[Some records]
╭──

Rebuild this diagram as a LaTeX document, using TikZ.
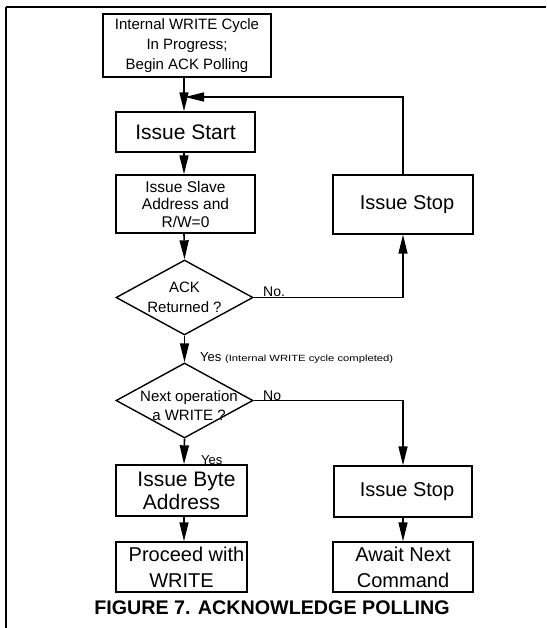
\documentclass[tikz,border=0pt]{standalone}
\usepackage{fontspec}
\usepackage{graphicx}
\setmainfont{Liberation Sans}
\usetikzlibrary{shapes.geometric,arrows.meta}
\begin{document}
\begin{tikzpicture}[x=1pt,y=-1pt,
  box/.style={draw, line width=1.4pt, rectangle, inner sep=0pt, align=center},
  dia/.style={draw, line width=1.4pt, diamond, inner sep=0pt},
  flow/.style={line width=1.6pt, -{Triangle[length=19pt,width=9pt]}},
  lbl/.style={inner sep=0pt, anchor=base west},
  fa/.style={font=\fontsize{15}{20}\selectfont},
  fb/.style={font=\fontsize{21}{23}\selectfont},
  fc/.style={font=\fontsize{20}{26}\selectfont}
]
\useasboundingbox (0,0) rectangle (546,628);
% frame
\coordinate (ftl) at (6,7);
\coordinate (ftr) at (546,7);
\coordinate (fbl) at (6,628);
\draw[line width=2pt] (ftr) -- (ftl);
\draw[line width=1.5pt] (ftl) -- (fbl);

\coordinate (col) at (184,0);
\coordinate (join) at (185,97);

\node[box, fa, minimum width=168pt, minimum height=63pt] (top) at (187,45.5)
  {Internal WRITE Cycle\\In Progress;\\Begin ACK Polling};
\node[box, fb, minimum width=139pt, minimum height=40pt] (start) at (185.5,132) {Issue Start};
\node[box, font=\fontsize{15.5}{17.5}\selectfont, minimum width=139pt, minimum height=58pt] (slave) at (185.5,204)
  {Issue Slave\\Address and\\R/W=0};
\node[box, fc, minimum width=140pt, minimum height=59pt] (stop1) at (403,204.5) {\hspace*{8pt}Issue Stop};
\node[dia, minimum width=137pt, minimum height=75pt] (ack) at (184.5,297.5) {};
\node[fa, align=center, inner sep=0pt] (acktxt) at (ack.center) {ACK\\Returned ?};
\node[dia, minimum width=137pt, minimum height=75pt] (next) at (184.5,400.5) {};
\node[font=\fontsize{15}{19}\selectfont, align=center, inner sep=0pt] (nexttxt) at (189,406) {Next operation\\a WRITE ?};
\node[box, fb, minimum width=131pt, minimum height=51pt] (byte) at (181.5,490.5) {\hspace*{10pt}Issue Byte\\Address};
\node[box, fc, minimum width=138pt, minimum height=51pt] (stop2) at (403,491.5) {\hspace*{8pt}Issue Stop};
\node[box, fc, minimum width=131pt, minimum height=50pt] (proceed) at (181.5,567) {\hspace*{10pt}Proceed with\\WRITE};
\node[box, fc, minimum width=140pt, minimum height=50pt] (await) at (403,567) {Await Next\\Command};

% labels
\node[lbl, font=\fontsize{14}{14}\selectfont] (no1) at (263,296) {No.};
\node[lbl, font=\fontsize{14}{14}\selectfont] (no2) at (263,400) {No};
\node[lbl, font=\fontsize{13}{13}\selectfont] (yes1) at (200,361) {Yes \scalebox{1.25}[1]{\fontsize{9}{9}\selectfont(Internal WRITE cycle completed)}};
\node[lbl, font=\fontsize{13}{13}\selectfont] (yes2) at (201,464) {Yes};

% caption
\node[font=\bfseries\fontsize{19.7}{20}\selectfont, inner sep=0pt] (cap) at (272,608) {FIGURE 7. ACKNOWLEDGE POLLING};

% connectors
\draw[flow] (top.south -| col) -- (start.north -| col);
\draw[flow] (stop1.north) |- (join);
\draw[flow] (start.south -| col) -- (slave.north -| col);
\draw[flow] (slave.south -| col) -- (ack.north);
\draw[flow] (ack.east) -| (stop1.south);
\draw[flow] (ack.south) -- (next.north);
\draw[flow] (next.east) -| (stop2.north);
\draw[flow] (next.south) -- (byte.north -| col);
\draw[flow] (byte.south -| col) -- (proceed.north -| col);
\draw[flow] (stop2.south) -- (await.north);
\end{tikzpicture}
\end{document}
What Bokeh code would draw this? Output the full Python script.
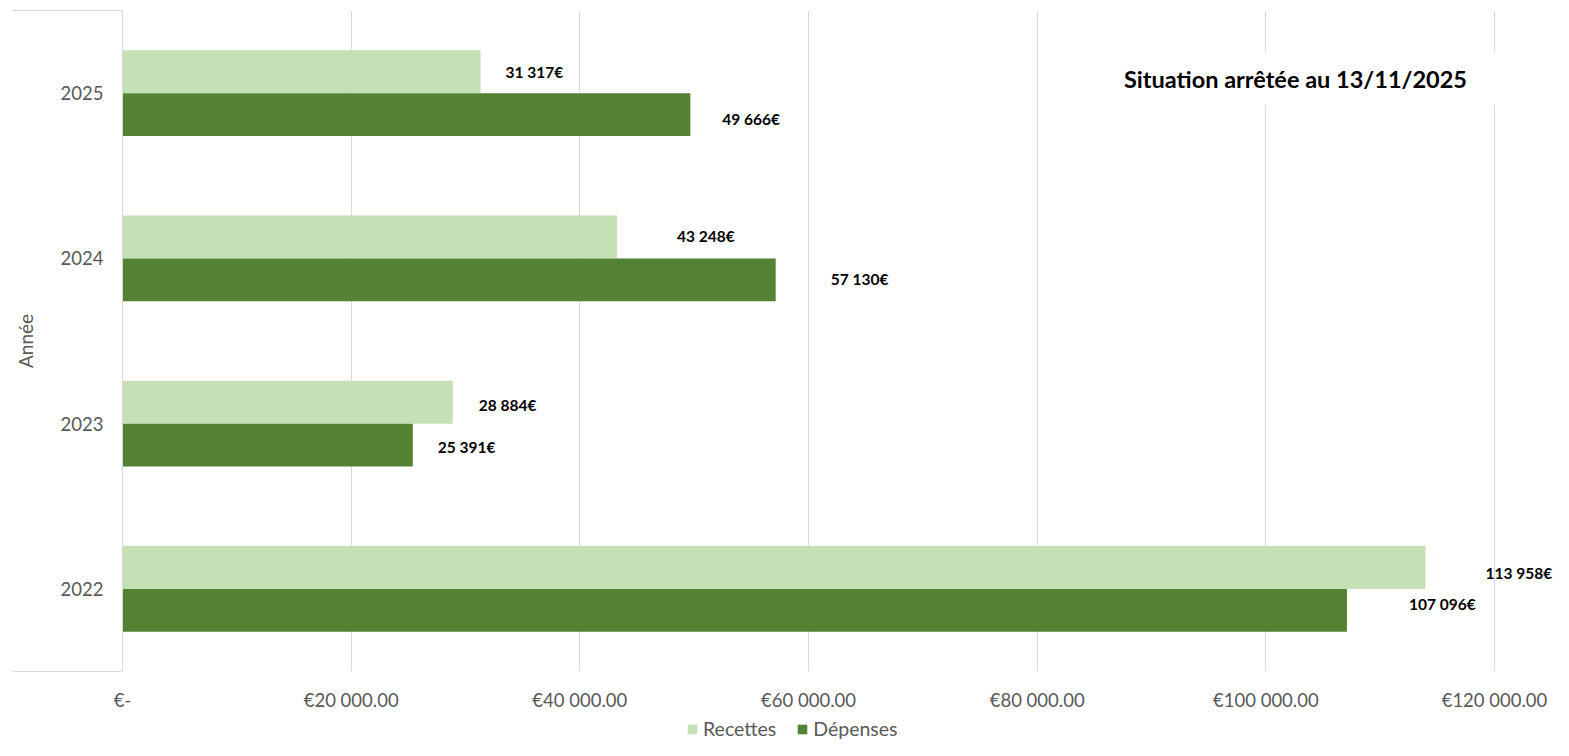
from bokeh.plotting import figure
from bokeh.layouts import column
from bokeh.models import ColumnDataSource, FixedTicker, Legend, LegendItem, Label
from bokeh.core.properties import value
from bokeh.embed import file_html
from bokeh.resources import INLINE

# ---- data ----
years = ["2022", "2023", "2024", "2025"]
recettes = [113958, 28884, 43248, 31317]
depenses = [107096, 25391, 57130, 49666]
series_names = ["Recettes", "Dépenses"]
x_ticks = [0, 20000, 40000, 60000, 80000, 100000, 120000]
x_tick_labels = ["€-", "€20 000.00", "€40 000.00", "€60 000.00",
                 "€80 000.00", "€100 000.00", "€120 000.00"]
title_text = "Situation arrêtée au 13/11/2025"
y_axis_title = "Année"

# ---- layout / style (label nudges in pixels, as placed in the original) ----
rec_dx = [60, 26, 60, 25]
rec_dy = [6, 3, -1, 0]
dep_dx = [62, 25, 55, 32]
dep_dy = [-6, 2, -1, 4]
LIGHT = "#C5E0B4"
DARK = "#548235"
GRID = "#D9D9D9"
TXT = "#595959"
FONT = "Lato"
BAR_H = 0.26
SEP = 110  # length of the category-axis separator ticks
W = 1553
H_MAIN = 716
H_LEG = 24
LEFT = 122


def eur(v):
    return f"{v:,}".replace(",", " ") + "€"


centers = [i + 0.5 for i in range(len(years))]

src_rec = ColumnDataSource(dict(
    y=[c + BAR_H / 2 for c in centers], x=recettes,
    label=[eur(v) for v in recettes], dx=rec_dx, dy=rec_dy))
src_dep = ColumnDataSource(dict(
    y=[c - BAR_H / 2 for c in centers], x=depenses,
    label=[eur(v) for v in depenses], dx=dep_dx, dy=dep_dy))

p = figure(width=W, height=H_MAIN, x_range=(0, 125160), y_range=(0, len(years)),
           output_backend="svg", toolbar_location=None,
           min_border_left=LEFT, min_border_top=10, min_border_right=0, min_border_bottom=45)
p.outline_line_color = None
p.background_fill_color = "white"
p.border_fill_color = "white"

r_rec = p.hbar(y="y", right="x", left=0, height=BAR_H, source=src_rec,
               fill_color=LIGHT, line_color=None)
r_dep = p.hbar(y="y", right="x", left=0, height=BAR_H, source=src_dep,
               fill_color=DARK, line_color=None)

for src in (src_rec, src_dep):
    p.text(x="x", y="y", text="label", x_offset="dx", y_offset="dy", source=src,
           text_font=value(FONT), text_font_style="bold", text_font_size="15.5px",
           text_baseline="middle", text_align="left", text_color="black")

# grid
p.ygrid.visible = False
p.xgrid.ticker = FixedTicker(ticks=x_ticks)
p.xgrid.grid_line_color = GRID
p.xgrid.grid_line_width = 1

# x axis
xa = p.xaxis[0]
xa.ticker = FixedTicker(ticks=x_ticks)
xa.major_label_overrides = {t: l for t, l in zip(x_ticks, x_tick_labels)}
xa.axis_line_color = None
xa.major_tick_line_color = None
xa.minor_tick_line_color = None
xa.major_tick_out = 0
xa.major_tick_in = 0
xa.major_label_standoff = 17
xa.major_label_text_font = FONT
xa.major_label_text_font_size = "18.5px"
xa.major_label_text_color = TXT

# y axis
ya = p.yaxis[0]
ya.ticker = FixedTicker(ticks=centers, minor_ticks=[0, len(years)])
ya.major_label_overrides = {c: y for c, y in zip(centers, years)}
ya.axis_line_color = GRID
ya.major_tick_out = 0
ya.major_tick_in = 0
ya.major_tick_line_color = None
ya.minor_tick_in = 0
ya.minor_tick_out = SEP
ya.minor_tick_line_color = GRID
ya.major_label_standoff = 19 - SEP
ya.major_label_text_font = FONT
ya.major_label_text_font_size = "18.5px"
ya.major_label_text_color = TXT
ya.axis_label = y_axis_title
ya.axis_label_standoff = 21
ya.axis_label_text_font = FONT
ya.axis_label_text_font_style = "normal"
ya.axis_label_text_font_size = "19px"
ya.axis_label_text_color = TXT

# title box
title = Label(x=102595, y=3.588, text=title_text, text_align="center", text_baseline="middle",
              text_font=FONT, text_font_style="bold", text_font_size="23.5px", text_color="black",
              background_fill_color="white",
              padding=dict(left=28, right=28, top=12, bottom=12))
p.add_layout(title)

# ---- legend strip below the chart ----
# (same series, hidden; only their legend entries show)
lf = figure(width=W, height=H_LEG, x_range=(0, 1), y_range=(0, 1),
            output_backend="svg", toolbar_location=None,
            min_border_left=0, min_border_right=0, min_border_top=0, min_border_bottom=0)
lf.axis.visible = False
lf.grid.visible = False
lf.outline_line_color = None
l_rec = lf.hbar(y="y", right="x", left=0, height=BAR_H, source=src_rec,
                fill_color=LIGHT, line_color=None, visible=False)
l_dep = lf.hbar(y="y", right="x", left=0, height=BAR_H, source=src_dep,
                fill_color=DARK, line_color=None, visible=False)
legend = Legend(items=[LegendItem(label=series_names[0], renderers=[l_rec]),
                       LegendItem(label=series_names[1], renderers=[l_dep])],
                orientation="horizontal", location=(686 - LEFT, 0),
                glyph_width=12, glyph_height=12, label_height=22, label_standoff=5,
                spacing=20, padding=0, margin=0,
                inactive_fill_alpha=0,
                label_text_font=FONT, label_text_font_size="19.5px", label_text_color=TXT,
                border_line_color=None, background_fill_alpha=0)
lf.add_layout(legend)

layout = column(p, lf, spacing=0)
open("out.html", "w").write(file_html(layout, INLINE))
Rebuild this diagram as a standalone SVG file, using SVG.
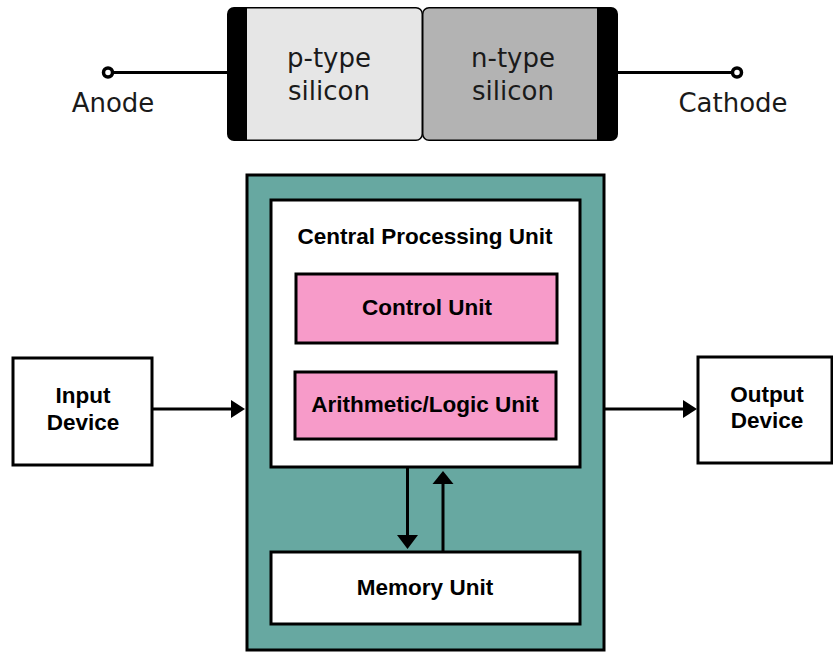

╰──

_STATED GOAL_
Look for "this" and pull out every line that has it.

_OUTPUT OF THE EXERCISE_
Rebuild this diagram as a LaTeX document, using TikZ.
What Bokeh code would draw this? Output the full Python script.
Rebuild this diagram as a standalone SVG file, using SVG.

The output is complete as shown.